Actually, the last few storms have already ripped the tent, which has about 36 florescent light fixtures attached to its ceiling, and the tent is being held together – somewhat optimistically, in my opinion – by tie-downs. There are about 20 horses in the paddock at any given time, along with grooms, trainers, drivers, the state vet, and the farrier. The tent is making me uneasy, and the horses don’t think much of the situation, either. The wind is supposed to pick up as the night goes on. Right now it’s settled at 23 mph, and the horses head straight into it as they come down the homestretch.

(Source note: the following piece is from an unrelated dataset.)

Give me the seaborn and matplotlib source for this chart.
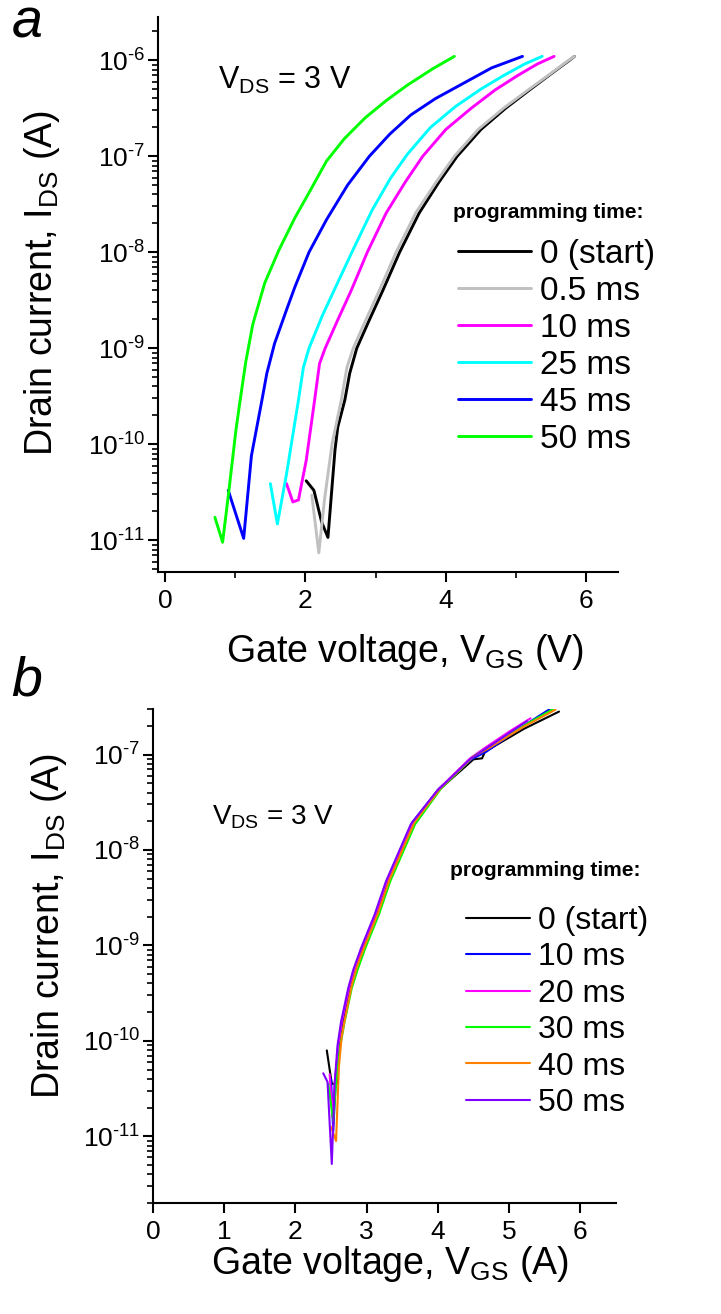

It’s also cold, but I can’t complain about that because as I am walking through the grandstand on the way to the coffee stand, one of the monitors is showing a track in Chicago, where they’re racing on packed snow. Coffee in hand, I weave my way through the huddled groups of gamblers, so intent on their tickets they can’t see that I’m walking with a limp. The cold and damp are having a real effect on my knee tonight and it hurts to feel the pressure of the asphalt and concrete under my feet. The track has been scraped to try to dissipate the runoff and slop, leaving a bare, compacted surface that echos the sound of hooves all the way from the backstretch to the grandstand. It’s a hard, hollow, metallic sound and not one you want to hear when your horse is running. No doubt their knees aren’t feeling so hot, either. I wonder if there’s a single working individual, man or beast, on the grounds tonight who actually wants to be here.

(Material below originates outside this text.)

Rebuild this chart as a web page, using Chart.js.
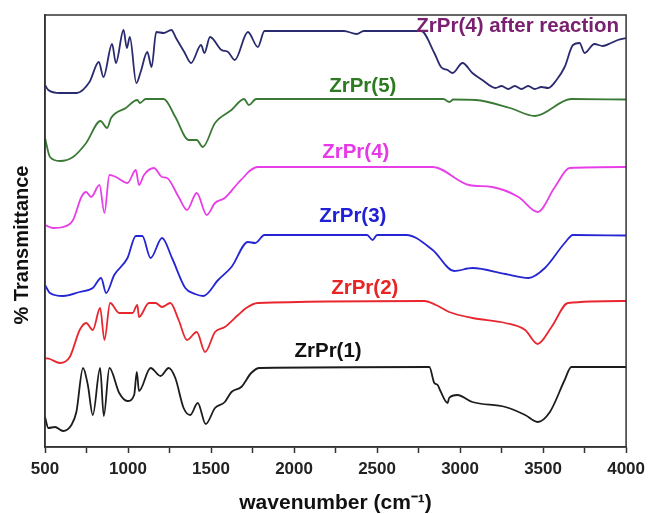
<html>

<head>
    <title>FTIR ZrPr</title>
    <script src="https://cdn.jsdelivr.net/npm/chart.js"></script>
    <style>
        body { margin: 0; background: #fff; }
        #wrap { width: 651px; height: 514px; }
    </style>
</head>

<body>
    <div id="wrap"><canvas id="ftirChart"></canvas></div>

    <script type="text/javascript" charset="utf-8">

        // [wavenumber, transmittance (a.u., stacked)]
        var zrpr4After = [[500, 362], [520, 357], [590, 354], [690, 354], [768, 365], [824, 385], [852, 370], [904, 403],
            [927, 384], [973, 417], [993, 399], [1011, 410], [1050, 364], [1076, 375], [1116, 395], [1142, 380],
            [1170, 415], [1215, 414], [1261, 417], [1289, 409], [1339, 395], [1380, 384], [1440, 402], [1460, 394],
            [1494, 410], [1563, 397], [1603, 395], [1643, 387], [1722, 415], [1782, 400], [1822, 416], [2000, 416],
            [2300, 416], [2378, 413], [2420, 416], [2766, 416], [2845, 394], [2885, 380], [2925, 377], [2955, 374],
            [3015, 384], [3074, 374], [3134, 367], [3213, 359], [3250, 361], [3290, 358], [3330, 361], [3370, 358],
            [3410, 361], [3450, 358], [3490, 360], [3531, 359], [3581, 367], [3630, 380], [3680, 402], [3720, 404],
            [3750, 394], [3809, 403], [3860, 401], [3909, 404], [3950, 407], [4000, 409]];

        var zrpr5 = [[500, 309], [530, 290], [590, 286], [669, 290], [748, 304], [834, 326], [874, 319], [898, 329],
            [987, 339], [1056, 347], [1072, 344], [1106, 348], [1215, 348], [1285, 330], [1365, 307], [1414, 307],
            [1450, 300], [1524, 324], [1623, 337], [1699, 348], [1728, 342], [1772, 348], [2900, 348], [2935, 345],
            [2960, 347.5], [3094, 347], [3300, 339], [3451, 331], [3670, 348], [4000, 347.5]];

        var zrpr4 = [[500, 222], [550, 219], [609, 220], [669, 227], [719, 250], [748, 255], [778, 250], [828, 262],
            [858, 234], [888, 272], [927, 270], [997, 264], [1047, 277], [1066, 262], [1096, 272], [1156, 279],
            [1205, 270], [1235, 269], [1305, 250], [1355, 237], [1414, 254], [1474, 232], [1524, 244], [1583, 249],
            [1663, 264], [1692, 269], [1732, 276], [1782, 280], [2835, 280], [3054, 262], [3193, 260], [3352, 250],
            [3467, 235], [3571, 260], [3660, 279], [4000, 280]];

        var zrpr3 = [[500, 162], [530, 154], [609, 151], [709, 155], [788, 159], [838, 169], [868, 154], [917, 172],
            [997, 189], [1047, 211], [1086, 211], [1136, 189], [1205, 209], [1265, 189], [1345, 159], [1404, 153],
            [1454, 151], [1543, 167], [1623, 180], [1722, 205], [1766, 204], [1822, 212], [2440, 212], [2473, 207],
            [2500, 212], [2676, 212], [2835, 197], [2964, 176], [3074, 179], [3273, 173], [3412, 169], [3511, 179],
            [3630, 204], [3680, 212], [4000, 211.5]];

        var zrpr2 = [[500, 89], [530, 88], [590, 84], [649, 90], [709, 117], [748, 124], [788, 117], [832, 139],
            [858, 107], [892, 144], [947, 134], [1027, 134], [1056, 142], [1066, 130], [1126, 144], [1166, 144],
            [1205, 140], [1255, 144], [1305, 127], [1355, 107], [1414, 115], [1464, 95], [1524, 115], [1583, 120],
            [1663, 132], [1712, 139], [1782, 144], [2785, 146], [2855, 142], [2934, 135], [3074, 129], [3273, 124],
            [3392, 117], [3467, 103], [3551, 120], [3650, 144], [4000, 146]];

        var zrpr1 = [[500, 30], [520, 19], [560, 20], [609, 16], [659, 22], [689, 35], [729, 79], [758, 62],
            [788, 32], [832, 79], [854, 31], [888, 79], [947, 54], [997, 46], [1037, 52], [1053, 75], [1066, 56],
            [1136, 79], [1196, 71], [1245, 79], [1285, 69], [1335, 39], [1375, 32], [1420, 44], [1468, 23],
            [1524, 39], [1583, 45], [1623, 55], [1682, 60], [1742, 74], [1792, 79], [2815, 80], [2845, 64],
            [2865, 62], [2879, 57], [2925, 44], [2934, 49], [2984, 52], [3074, 45], [3273, 40], [3392, 32],
            [3467, 25], [3541, 35], [3630, 67], [3670, 80], [4000, 80]];

        var seriesNames = ["ZrPr(4) after reaction", "ZrPr(5)", "ZrPr(4)", "ZrPr(3)", "ZrPr(2)", "ZrPr(1)"];
        var seriesData = [zrpr4After, zrpr5, zrpr4, zrpr3, zrpr2, zrpr1];
        var lineColors = ["#2a2a6e", "#3b7a35", "#e83ee8", "#2525d4", "#e8262e", "#1c1c1c"];
        var labelColors = ["#7a2070", "#2e7a22", "#e63ae6", "#2020d6", "#e82424", "#111111"];
        // where each name sits, in data units
        var labelAnchors = [[3347, 421], [2414, 361], [2372, 295], [2354, 230.5], [2426, 158.5], [2205, 95.5]];

        var xTicks = [500, 1000, 1500, 2000, 2500, 3000, 3500, 4000];

        var FONT = '"Liberation Sans", Arial, sans-serif';

        var textPlugin = {
            id: 'ftirText',
            afterDraw: function (chart) {
                const ctx = chart.ctx;
                const a = chart.chartArea;
                const xs = chart.scales.x;
                const ys = chart.scales.y;
                ctx.save();
                // box frame
                ctx.strokeStyle = '#333';
                ctx.lineWidth = 1.5;
                ctx.strokeRect(a.left, a.top, a.right - a.left, a.bottom - a.top);

                // series names
                ctx.font = 'bold 20.5px ' + FONT;
                ctx.textAlign = 'center';
                ctx.textBaseline = 'middle';
                for (var i = 0; i < seriesNames.length; i++) {
                    ctx.fillStyle = labelColors[i];
                    ctx.fillText(seriesNames[i], xs.getPixelForValue(labelAnchors[i][0]), ys.getPixelForValue(labelAnchors[i][1]));
                }

                // y title
                ctx.fillStyle = '#111';
                ctx.font = 'bold 20px ' + FONT;
                ctx.translate(22, (a.top + a.bottom) / 2 + 14);
                ctx.rotate(-Math.PI / 2);
                ctx.fillText('% Transmittance', 0, 0);
                ctx.restore();
            }
        };

        function loadPage() {
            const datasets = [];
            for (var i = 0; i < seriesData.length; i++) {
                datasets.push({
                    label: seriesNames[i],
                    data: seriesData[i].map(p => ({ x: p[0], y: p[1] })),
                    borderColor: lineColors[i],
                    borderWidth: 1.8,
                    pointRadius: 0,
                    fill: false,
                    cubicInterpolationMode: 'monotone'
                });
            }

            new Chart(document.getElementById('ftirChart'), {
                type: 'line',
                data: { datasets: datasets },
                options: {
                    responsive: true,
                    maintainAspectRatio: false,
                    animation: false,
                    layout: { padding: { top: 15, right: 19, left: 0, bottom: 0 } },
                    plugins: {
                        legend: { display: false },
                        tooltip: { enabled: false }
                    },
                    scales: {
                        x: {
                            type: 'linear',
                            min: 500,
                            max: 4000,
                            afterFit: function (scale) { scale.height = 67; },
                            afterBuildTicks: function (scale) {
                                const t = [];
                                for (var v = 500; v <= 4000; v += 250) t.push({ value: v });
                                scale.ticks = t;
                            },
                            ticks: {
                                color: '#222',
                                padding: 6,
                                maxRotation: 0,
                                autoSkip: false,
                                font: { family: FONT, size: 17, weight: 'bold' },
                                callback: function (v) { return xTicks.includes(v) ? String(v) : ''; }
                            },
                            grid: {
                                drawOnChartArea: false,
                                tickLength: 6,
                                tickWidth: 1.5,
                                tickColor: '#333'
                            },
                            border: { color: '#333', width: 1.5 },
                            title: {
                                display: true,
                                text: 'wavenumber (cm\u207B\u00B9)',
                                color: '#111',
                                font: { family: FONT, size: 21, weight: 'bold', lineHeight: 1 },
                                padding: { top: 0, bottom: 0 }
                            }
                        },
                        y: {
                            min: 0,
                            max: 432,
                            afterFit: function (scale) { scale.width = 45; },
                            ticks: { display: false },
                            grid: { display: false },
                            border: { color: '#333', width: 1.5 }
                        }
                    }
                },
                plugins: [textPlugin]
            });
        }

        loadPage();
    </script>
</body>

</html>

The grooms pull the hoods of their raingear tight around their faces as they ready themselves and their horses for the trip across to the backstretch and the work that’s just begun once the race ends. The drivers’ colors are indistinguishable with all the mud, and as they walk off the track, pushing their race bikes to the paddock once the grooms have taken the horses away, they spit mud from their mouths and wipe their faces on their sleeves, revealing skin underneath. I can see my reflection in the glare of the window to the track, my head seemingly floating above the horses as they go by, the wheels of the bikes just a blur.

I reach for my coffee and turn the heater up a notch.